6. The apparatus of claim 5, wherein the air tubes are angled with respect to a vertical centerline through the intermediate segment.

7. The apparatus of claim 5, wherein the air tubes are angled toward the diverter.

8. The apparatus of claim 1, wherein the air inlet is generally circular.

9. The apparatus of claim 1, wherein the air inlet has a horse shoe shape.

10. The apparatus of claim 1, wherein the pressurized air is pressurized at between 30 and 70 PSI.

11. The apparatus of claim 1, wherein the pressurized air is pressurized at between 30 and 50 PSI.

12. The apparatus of claim 1, wherein the pressurized air is pressurized at between 35 and 45 PSI.

13. The apparatus of claim 12, wherein the air inlet extends around the intermediate segment and has at least one open end.

14. The apparatus of claim 13, wherein a relief valve in the at least one open end maintains the pressurized air at a predetermined air pressure range.

15. The apparatus of claim 1, wherein the pressurized air is dry air.

16. The apparatus of claim 15, wherein the hydration nozzle dispenses the hydration liquid at a pressure between 10 and 300 bar.

17. The apparatus of claim 1, wherein the hydration nozzle is positioned after the diverter.

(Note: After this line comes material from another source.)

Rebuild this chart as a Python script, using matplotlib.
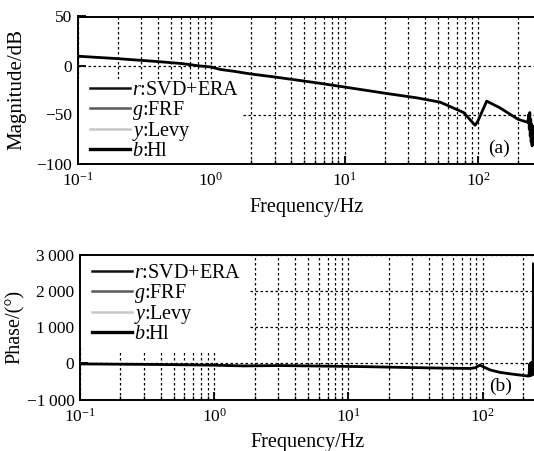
import numpy as np
import matplotlib
matplotlib.use("Agg")
import matplotlib.pyplot as plt
from matplotlib.lines import Line2D
from matplotlib.patches import Rectangle
from matplotlib.ticker import LogLocator, FixedLocator, FuncFormatter

# ── fonts: Times-like serif everywhere, math in the same family ─────────────
plt.rcParams['font.family'] = ['Liberation Serif', 'DejaVu Serif']
plt.rcParams['mathtext.fontset'] = 'custom'
plt.rcParams['mathtext.rm'] = 'Liberation Serif'
plt.rcParams['mathtext.it'] = 'Liberation Serif:italic'
plt.rcParams['axes.unicode_minus'] = True

# ── DATA ─────────────────────────────────────────────────────────────────────
# (a) magnitude, H1 curve (the other estimates lie underneath it)
freq_mag = [0.1, 0.2, 0.4, 0.6, 0.83, 1.0, 1.17, 1.5, 1.95, 3.1, 6.2, 9.8,
            20.8, 34.8, 52, 78, 95, 99.5, 116, 145, 200, 236,
            240, 242, 244, 246, 248, 250, 252, 254, 256]
mag_db = [9.5, 7, 4, 2, -0.5, -1.5, -4, -6, -8.5, -12, -17.7, -21.8,
          -28.6, -33, -37.4, -48, -61, -57, -36.4, -43, -55, -58,
          -50, -65, -48, -72, -55, -78, -60, -82, -62]

# (b) phase
freq_ph = [0.1, 0.37, 1.0, 1.65, 3.1, 13, 24.2, 48.2, 80.5, 88, 95.6,
           113.5, 134.8, 168.5, 217.8,
           222, 224, 226, 228, 230, 232, 234, 236, 238, 239.3]
phase_deg = [-15, -30, -50, -70, -60, -90, -110, -130, -140, -120, -50,
             -180, -250, -300, -350,
             -350, -20, -340, 10, -330, 20, -320, 30, -300, 2750]

legend_labels = ['$r$:SVD+ERA', '$g$:FRF', '$y$:Levy', '$b$:Hl']
legend_colors = ['#111111', '#5a5a5a', '#c8c8c8', '#000000']
legend_widths = [1.8, 1.8, 1.8, 2.4]

mag_ticks = [50, 0, -50, -100]
ph_ticks = [3000, 2000, 1000, 0, -1000]

# ── FIGURE ───────────────────────────────────────────────────────────────────
W, H = 534, 451
fig = plt.figure(figsize=(W / 100, H / 100), dpi=100)
fig.patch.set_facecolor('white')

def px_axes(left, top, right, bottom):
    return fig.add_axes([left / W, 1 - bottom / H, (right - left) / W, (bottom - top) / H])

ax1 = px_axes(77.5, 16.5, 535, 163.5)
ax2 = px_axes(80, 255, 535, 399.5)

GRID = dict(color='black', linewidth=0.9, linestyle=(0, (2, 2)))

def style(ax, xmax, ylim, yticks, fmt, xpad):
    ax.set_xscale('log')
    ax.set_xlim(0.1, xmax)
    ax.set_ylim(*ylim)
    ax.xaxis.set_major_locator(LogLocator(base=10, numticks=10))
    ax.xaxis.set_minor_locator(LogLocator(base=10, subs=np.arange(2, 10), numticks=10))
    ax.yaxis.set_major_locator(FixedLocator(yticks))
    ax.yaxis.set_major_formatter(FuncFormatter(fmt))
    ax.grid(True, which='major', **GRID)
    ax.grid(True, which='minor', axis='x', **GRID)
    ax.set_axisbelow(True)
    ax.tick_params(which='major', direction='in', length=6, width=1.3,
                   labelsize=12.5, pad=4)
    ax.tick_params(axis='x', which='major', pad=6)
    ax.tick_params(which='minor', direction='in', length=3, width=1)
    for sp in ax.spines.values():
        sp.set_linewidth(1.4)
        sp.set_zorder(8)
    ax.spines['right'].set_visible(False)
    ax.set_xlabel('Frequency/Hz', fontsize=14.5, labelpad=xpad)

def mag_fmt(v, pos):
    return f"{v:.0f}".replace('-', '\u2212')

def ph_fmt(v, pos):
    return f"{v:,.0f}".replace(',', '\u2009').replace('-', '\u2212')

style(ax1, 267, (-100, 50), mag_ticks, mag_fmt, 6)
style(ax2, 245.8, (-1000, 3000), ph_ticks, ph_fmt, 5)

ax1.plot(freq_mag, mag_db, color='black', linewidth=2.0, zorder=6)
ax2.plot(freq_ph, phase_deg, color='black', linewidth=2.0, zorder=6)

ax1.set_ylabel('Magnitude/dB', fontsize=15)
ax2.set_ylabel('Phase/(°)', fontsize=14.5)
ax1.yaxis.set_label_coords(-0.112, 0.5)
ax2.yaxis.set_label_coords(-0.121, 0.5)

handles = [Line2D([0], [0], color=c, linewidth=w)
           for c, w in zip(legend_colors, legend_widths)]

LEG = dict(fontsize=14.5, frameon=True, fancybox=False, facecolor='white',
           edgecolor='none', framealpha=1.0, borderaxespad=0.0,
           handlelength=2.0, handletextpad=0.1, labelspacing=-0.07)

# legend (a): sits on the bottom spine; white strip to its left hides the grid
leg1 = ax1.legend(handles, legend_labels, loc='lower left',
                  bbox_to_anchor=(0.022, 0.0), borderpad=0.12, **LEG)
leg1.set_zorder(5)
ax1.add_patch(Rectangle((0, 0), 0.03, 0.58, transform=ax1.transAxes,
                        facecolor='white', edgecolor='none', zorder=1))

leg2 = ax2.legend(handles, legend_labels, loc='upper left',
                  bbox_to_anchor=(0.006, 1.0), borderpad=0.45, **LEG)
leg2.set_zorder(5)
ax2.add_patch(Rectangle((0, 0.38), 0.01, 0.62, transform=ax2.transAxes,
                        facecolor='white', edgecolor='none', zorder=1))

ax1.text(0.921, 0.105, '(a)', transform=ax1.transAxes, fontsize=14,
         ha='center', va='center')
ax2.text(0.925, 0.089, '(b)', transform=ax2.transAxes, fontsize=14,
         ha='center', va='center')

fig.savefig('out.png', dpi=100)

18. An apparatus for hydrating dry ingredients, the apparatus comprising: a chamber body having an upper end and a lower end;a dry ingredients inlet at the upper end of the chamber body;an intermediate segment of the chamber body that includes a diverter that is arranged in the intermediate segment and directs dry ingredients toward an inner wall of the intermediate segment;a pressurized air inlet is positioned in the intermediate segment between the dry ingredients inlet and the diverter, and the pressurized air inlet causes turbulence in the free-falling ingredients; and,a hydration nozzle that is positioned in the intermediate segment and directs a hydration liquid at the ingredients after the ingredients pass the diverter.